#### Data extract:
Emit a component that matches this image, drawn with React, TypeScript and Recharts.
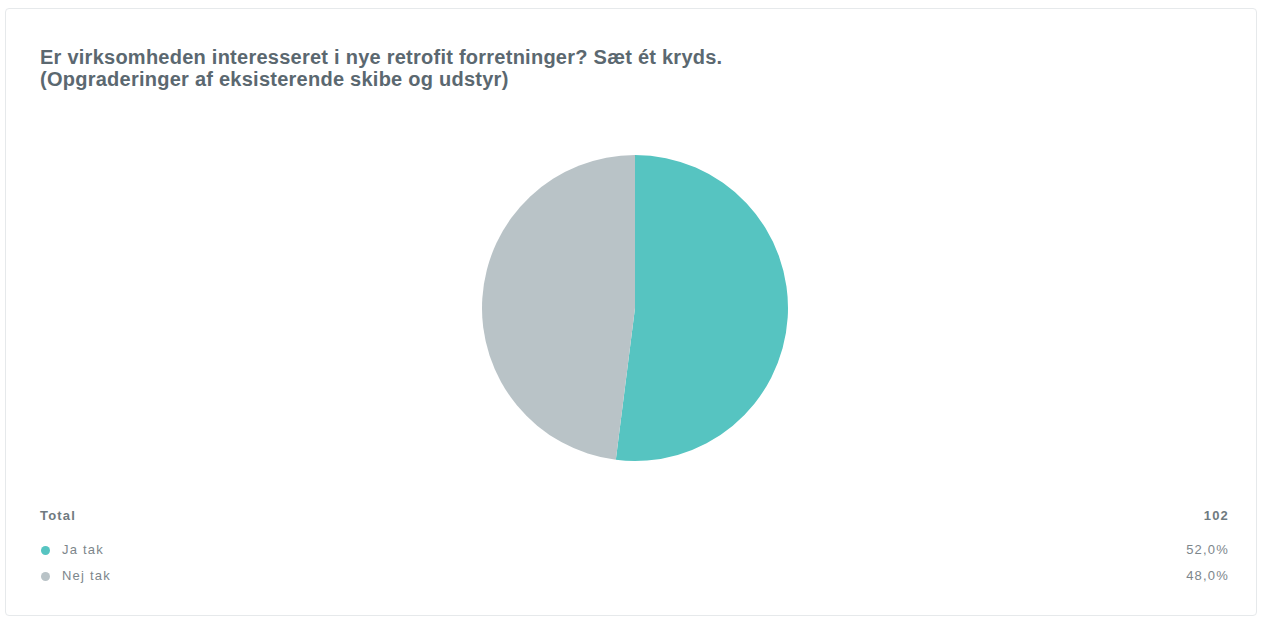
import React from "react";
import { PieChart, Pie, Cell } from "recharts";

const titleLines = [
  "Er virksomheden interesseret i nye retrofit forretninger? Sæt ét kryds.",
  "(Opgraderinger af eksisterende skibe og udstyr)",
];
const categories = ["Ja tak", "Nej tak"];
const values = [52.0, 48.0];
const colors = ["#56c4c1", "#b9c3c7"];
const totalLabel = "Total";
const totalCount = 102;

const data = categories.map((name, i) => ({ name, value: values[i] }));

const fmt = (v: number) => v.toFixed(1).replace(".", ",") + "%";

export default function App() {
  return (
    <div
      style={{
        position: "absolute",
        left: 0,
        top: 0,
        width: 1261,
        height: 619,
        background: "#ffffff",
        fontFamily: "'Liberation Sans', Arial, sans-serif",
      }}
    >
      <div
        style={{
          position: "absolute",
          left: 5,
          top: 8,
          width: 1252,
          height: 608,
          border: "1px solid #e6e9eb",
          borderRadius: 4,
          boxSizing: "border-box",
        }}
      />
      <div
        style={{
          position: "absolute",
          left: 40,
          top: 46,
          fontSize: 20,
          fontWeight: "bold",
          color: "#5b6870",
          lineHeight: "22px",
          letterSpacing: 0.25,
        }}
      >
        {titleLines.map((t, i) => (
          <div key={i}>{t}</div>
        ))}
      </div>
      <div style={{ position: "absolute", left: 475, top: 148 }}>
        <PieChart width={320} height={320} margin={{ top: 0, right: 0, bottom: 0, left: 0 }}>
          <Pie
            data={data}
            dataKey="value"
            nameKey="name"
            cx={160}
            cy={160}
            outerRadius={153}
            startAngle={90}
            endAngle={-270}
            stroke="none"
            isAnimationActive={false}
          >
            {data.map((d, i) => (
              <Cell key={d.name} fill={colors[i]} />
            ))}
          </Pie>
        </PieChart>
      </div>
      <div
        style={{
          position: "absolute",
          left: 40,
          top: 508,
          width: 1188,
          fontSize: 13,
          color: "#6f7a80",
          letterSpacing: 1.2,
        }}
      >
        <div
          style={{
            display: "flex",
            justifyContent: "space-between",
            fontWeight: "bold",
            height: 16,
            lineHeight: "16px",
          }}
        >
          <span>{totalLabel}</span>
          <span style={{ marginRight: -1 }}>{totalCount}</span>
        </div>
        {data.map((d, i) => (
          <div
            key={d.name}
            style={{
              display: "flex",
              justifyContent: "space-between",
              alignItems: "center",
              marginTop: i === 0 ? 18 : 10,
              height: 16,
              lineHeight: "16px",
              color: "#7d868b",
            }}
          >
            <span style={{ display: "flex", alignItems: "center" }}>
              <span
                style={{
                  display: "inline-block",
                  width: 9,
                  height: 9,
                  borderRadius: "50%",
                  background: colors[i],
                  marginLeft: 1,
                  marginRight: 12,
                }}
              />
              {d.name}
            </span>
            <span style={{ marginRight: -1 }}>{fmt(d.value)}</span>
          </div>
        ))}
      </div>
    </div>
  );
}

#### Your task:
Reproduce the material above from its first line through the line containing "const fmt = (v: number)", both ends included, and skip every picture.

#### Task solution:
Emit a component that matches this image, drawn with React, TypeScript and Recharts.
import React from "react";
import { PieChart, Pie, Cell } from "recharts";

const titleLines = [
  "Er virksomheden interesseret i nye retrofit forretninger? Sæt ét kryds.",
  "(Opgraderinger af eksisterende skibe og udstyr)",
];
const categories = ["Ja tak", "Nej tak"];
const values = [52.0, 48.0];
const colors = ["#56c4c1", "#b9c3c7"];
const totalLabel = "Total";
const totalCount = 102;

const data = categories.map((name, i) => ({ name, value: values[i] }));

const fmt = (v: number) => v.toFixed(1).replace(".", ",") + "%";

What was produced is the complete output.